Capital Celluloid - Day 217: Sunday August 7

2001: A Space Odyssey (Kubrick, 1968): Royal Observatory, Greenwich Park, 9pm

Going to the cinema does not have to entail driving to the out-of-town multiplex or even to any sort of picture house at all these days. There are plenty of pubs and clubs putting on films while the pop-up cinema phenomenon is becoming far more prevalent in the movie listings. The Nomad Cinema, run by the people at the excellent Lexi Cinema in Kensal Green, is the most adventurous of the pop-up brigade and tonight's screening of 2001 at the Royal Observatory in Greenwich Park is typically innovative of the Nomad and Lexi partnership.

Chicago Reader review:

'Seeing this 1968 masterpiece in 70-millimeter, digitally restored and with remastered sound, provides an ideal opportunity to rediscover this mind-blowing myth of origin as it was meant to be seen and heard, an experience no video setup, no matter how elaborate, could ever begin to approach.
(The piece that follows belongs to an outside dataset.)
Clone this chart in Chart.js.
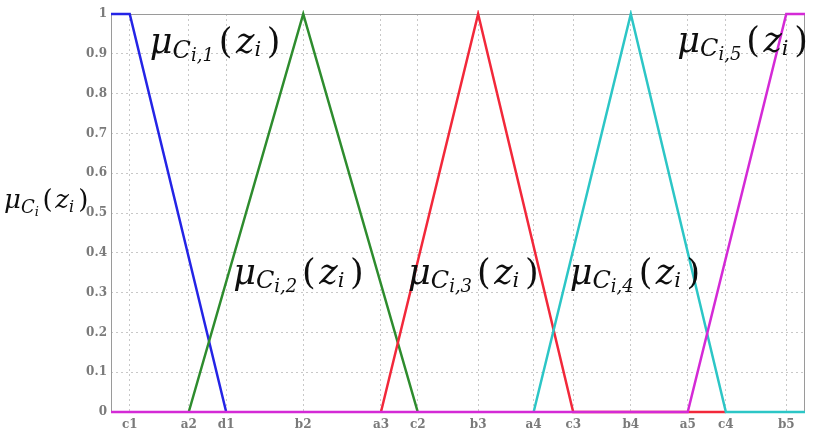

The film remains threatening to contemporary studiothink in many important ways: Its special effects are used so seamlessly as part of an overall artistic strategy that, as critic Annette Michelson has pointed out, they don't even register as such. Dialogue plays a minimal role, yet the plot encompasses the history of mankind (a province of SF visionary Olaf Stapledon, who inspired Kubrick's cowriter, Arthur C. Clarke). And, like its flagrantly underrated companion piece, A.I. Artificial Intelligence, it meditates at length on the complex relationship between humanity and technology—not only the human qualities that we ascribe to machines but also the programming we knowingly or unknowingly submit to. The film's projections of the cold war and antiquated product placements may look quaint now, but the poetry is as hard-edged and full of wonder as ever.' 139 min.